The other thing to note is what multiple reviewers identified honestly: the plot is predictable and thin. One called it very predictable with no hum, which is blunt but not unfair. At this length, depth was never on offer. The story functions as comfort listening, not as character study. If you want your sports romance to carry emotional complexity or subvert the formula in interesting ways, you will need a longer book.
Who Should Listen to Dirty Shot by My Brother’s Best Friend
Readers who enjoy fake-dating sports romances with minimal darkness and want something that wraps up in under two and a half hours will find this satisfying. It works well as a palate cleanser between denser reads. Those who prioritize human narration, or who want their second-chance stories to dig into the emotional archaeology of that first encounter, should probably look elsewhere in the genre. The happily-ever-after is guaranteed; the journey to get there is efficiently pleasant rather than deeply felt.

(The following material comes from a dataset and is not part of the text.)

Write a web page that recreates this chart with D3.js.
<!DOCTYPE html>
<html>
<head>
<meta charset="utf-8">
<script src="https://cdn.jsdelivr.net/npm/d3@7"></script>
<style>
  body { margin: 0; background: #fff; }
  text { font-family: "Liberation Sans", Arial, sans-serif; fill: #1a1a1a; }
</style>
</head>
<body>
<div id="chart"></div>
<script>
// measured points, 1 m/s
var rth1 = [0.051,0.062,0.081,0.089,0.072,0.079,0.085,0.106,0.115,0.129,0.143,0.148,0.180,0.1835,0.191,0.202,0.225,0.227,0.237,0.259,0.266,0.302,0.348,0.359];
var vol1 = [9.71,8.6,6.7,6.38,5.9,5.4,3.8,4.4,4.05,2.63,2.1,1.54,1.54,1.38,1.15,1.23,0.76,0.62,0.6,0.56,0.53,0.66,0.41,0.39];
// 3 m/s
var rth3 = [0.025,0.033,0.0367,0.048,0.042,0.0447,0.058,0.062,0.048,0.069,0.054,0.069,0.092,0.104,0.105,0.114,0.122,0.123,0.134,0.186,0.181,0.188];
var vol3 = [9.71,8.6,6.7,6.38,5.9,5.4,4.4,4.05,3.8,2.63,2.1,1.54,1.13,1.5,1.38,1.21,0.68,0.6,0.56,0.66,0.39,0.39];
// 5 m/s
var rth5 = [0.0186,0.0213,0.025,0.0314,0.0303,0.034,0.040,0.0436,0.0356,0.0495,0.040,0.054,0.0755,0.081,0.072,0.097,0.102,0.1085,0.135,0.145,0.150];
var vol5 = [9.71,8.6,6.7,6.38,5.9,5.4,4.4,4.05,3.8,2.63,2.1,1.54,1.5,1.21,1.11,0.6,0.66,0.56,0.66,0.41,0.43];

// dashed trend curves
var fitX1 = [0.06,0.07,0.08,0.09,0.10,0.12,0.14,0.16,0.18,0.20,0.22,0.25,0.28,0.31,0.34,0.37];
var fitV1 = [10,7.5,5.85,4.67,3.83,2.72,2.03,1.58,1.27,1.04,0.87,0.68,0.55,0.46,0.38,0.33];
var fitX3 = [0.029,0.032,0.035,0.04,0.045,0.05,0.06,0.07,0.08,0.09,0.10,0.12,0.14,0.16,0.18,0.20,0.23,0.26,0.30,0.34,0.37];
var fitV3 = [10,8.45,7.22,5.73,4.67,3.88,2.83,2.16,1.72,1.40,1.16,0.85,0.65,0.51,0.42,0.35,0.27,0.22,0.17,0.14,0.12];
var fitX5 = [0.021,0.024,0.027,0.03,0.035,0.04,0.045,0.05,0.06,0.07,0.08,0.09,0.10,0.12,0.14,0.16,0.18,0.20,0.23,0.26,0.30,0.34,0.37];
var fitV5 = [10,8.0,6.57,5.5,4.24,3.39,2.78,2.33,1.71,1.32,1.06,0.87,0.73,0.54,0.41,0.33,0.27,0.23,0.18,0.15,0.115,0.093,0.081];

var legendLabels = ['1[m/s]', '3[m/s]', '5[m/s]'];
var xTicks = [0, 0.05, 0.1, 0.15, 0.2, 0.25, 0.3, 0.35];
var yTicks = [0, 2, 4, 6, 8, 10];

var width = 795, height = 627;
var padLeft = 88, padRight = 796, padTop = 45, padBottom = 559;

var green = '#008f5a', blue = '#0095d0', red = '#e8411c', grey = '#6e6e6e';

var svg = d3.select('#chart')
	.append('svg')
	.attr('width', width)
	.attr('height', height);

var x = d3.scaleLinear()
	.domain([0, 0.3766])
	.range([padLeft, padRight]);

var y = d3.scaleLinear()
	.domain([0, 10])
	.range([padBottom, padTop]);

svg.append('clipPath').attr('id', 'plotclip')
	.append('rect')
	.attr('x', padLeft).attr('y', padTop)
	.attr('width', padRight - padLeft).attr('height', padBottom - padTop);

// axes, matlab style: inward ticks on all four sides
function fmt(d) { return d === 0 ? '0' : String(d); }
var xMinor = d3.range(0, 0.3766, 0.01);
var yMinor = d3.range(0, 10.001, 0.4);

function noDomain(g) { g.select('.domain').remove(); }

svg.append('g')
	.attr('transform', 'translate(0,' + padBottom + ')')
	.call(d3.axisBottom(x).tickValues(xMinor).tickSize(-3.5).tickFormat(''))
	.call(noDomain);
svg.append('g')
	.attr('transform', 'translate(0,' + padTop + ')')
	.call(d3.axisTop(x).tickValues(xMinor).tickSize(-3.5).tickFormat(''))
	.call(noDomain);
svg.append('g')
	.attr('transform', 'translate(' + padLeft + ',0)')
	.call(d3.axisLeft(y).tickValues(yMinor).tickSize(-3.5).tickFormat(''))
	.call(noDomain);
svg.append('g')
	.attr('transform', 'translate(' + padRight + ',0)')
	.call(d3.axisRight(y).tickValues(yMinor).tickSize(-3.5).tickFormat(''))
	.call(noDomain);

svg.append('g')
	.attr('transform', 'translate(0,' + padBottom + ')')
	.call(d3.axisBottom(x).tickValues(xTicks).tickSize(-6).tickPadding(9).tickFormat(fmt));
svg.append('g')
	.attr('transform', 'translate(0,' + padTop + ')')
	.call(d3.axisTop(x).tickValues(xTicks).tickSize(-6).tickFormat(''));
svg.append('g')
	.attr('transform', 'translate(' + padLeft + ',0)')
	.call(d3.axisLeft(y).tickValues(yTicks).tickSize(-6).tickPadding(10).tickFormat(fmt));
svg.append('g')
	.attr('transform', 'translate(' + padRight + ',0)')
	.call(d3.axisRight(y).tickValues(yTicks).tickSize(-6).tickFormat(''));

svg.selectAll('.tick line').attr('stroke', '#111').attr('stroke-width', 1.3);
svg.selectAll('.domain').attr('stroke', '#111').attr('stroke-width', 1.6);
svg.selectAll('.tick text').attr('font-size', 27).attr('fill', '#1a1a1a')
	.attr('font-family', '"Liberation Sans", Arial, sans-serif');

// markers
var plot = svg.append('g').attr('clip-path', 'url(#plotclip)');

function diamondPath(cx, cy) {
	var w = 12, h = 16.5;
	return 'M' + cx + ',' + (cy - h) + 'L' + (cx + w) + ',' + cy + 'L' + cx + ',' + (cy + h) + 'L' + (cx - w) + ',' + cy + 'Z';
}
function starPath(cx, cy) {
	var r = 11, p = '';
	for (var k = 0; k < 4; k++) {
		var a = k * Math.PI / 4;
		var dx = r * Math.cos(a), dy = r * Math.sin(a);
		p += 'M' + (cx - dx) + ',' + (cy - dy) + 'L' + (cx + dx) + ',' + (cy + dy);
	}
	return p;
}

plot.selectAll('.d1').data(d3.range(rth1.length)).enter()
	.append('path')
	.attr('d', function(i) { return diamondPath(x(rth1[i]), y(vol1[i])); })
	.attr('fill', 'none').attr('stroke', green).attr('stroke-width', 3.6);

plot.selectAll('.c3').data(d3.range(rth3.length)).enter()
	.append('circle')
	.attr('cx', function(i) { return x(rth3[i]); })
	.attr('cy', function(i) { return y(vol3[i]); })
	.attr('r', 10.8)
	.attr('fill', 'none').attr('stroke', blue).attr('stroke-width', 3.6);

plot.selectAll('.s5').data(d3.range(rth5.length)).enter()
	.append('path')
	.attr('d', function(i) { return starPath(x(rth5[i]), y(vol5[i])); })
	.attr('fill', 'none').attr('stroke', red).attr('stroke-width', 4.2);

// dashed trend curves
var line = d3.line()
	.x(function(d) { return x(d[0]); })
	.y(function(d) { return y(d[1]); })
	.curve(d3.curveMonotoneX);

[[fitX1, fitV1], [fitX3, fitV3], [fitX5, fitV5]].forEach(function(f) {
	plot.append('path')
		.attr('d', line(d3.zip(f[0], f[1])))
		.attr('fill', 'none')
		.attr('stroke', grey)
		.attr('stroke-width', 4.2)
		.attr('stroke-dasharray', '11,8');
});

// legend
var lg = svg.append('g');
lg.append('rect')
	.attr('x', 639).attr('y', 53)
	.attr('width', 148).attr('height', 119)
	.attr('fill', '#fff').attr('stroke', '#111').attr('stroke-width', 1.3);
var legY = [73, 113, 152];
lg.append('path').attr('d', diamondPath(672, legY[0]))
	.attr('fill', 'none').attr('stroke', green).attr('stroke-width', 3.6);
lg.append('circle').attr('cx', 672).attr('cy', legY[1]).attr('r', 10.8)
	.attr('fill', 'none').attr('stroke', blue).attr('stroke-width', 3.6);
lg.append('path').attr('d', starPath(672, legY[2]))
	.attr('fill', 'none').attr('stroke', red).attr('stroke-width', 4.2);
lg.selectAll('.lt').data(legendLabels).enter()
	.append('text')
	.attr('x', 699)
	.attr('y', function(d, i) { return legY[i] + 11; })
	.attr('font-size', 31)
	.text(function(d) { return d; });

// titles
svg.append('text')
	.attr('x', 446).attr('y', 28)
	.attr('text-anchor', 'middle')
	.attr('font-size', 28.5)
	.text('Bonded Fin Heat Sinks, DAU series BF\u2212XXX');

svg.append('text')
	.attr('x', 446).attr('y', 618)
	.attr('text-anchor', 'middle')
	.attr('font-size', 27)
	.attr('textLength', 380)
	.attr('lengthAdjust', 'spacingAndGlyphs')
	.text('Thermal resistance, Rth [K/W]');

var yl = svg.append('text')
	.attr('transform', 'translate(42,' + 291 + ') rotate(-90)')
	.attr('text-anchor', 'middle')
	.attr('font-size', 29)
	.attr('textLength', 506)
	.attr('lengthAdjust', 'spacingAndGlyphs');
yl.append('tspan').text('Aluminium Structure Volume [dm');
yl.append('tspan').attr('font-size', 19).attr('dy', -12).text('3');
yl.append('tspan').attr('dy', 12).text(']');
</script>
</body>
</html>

Frequently Asked Questions
Does the Virtual Voice AI narration significantly hurt the listening experience?
It is noticeable, particularly in romantic and emotionally heightened scenes where pacing and warmth matter most. The story is short enough that it remains listenable, but listeners who are sensitive to AI narration will feel it throughout.
Do I need to read other books in the Hot Hockey Hunk Short Love Stories series first?

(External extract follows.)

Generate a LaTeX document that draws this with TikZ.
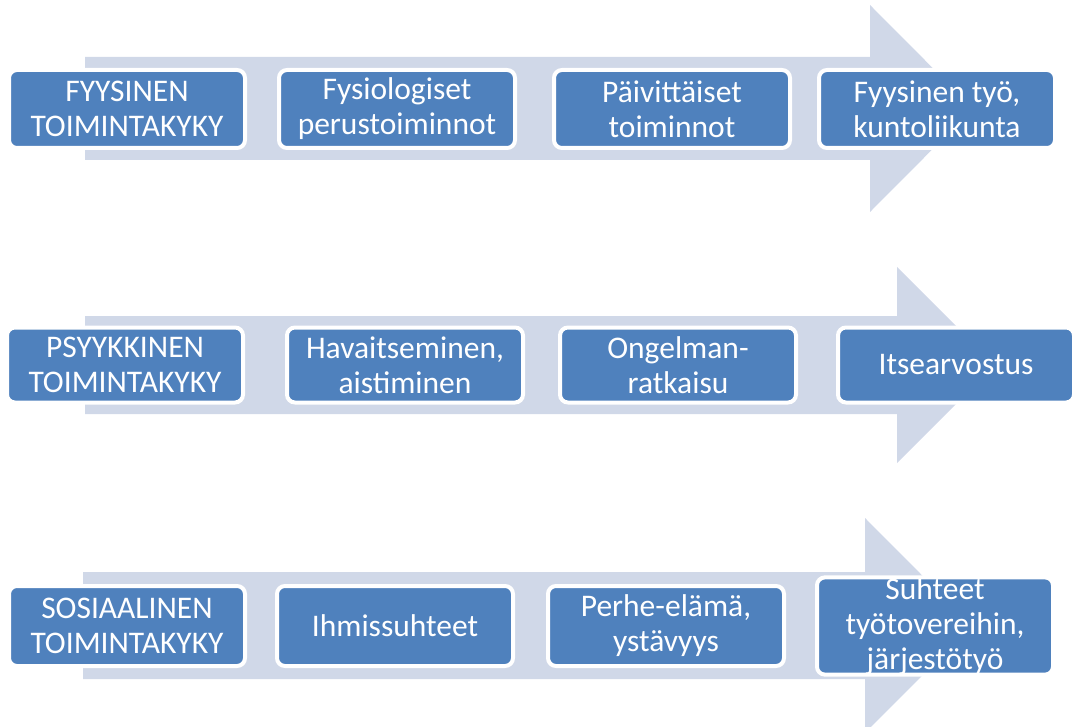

No. Each title in the series appears to stand alone. Kelsey and Noah’s story is self-contained, and the brother Jack is a supporting character rather than a protagonist with his own prior arc.
Is the misunderstanding about the wedding photos resolved in a satisfying way?
Most reviewers found the resolution reasonable and drama-free. The explanation is plausible rather than contrived, and the story keeps its promise of no cheating.
How explicit is the romance content?
Reviewers describe it as sweet with steamy moments. The synopsis emphasizes pure romance without violence, and the overall tone skews more toward warmth than explicit content.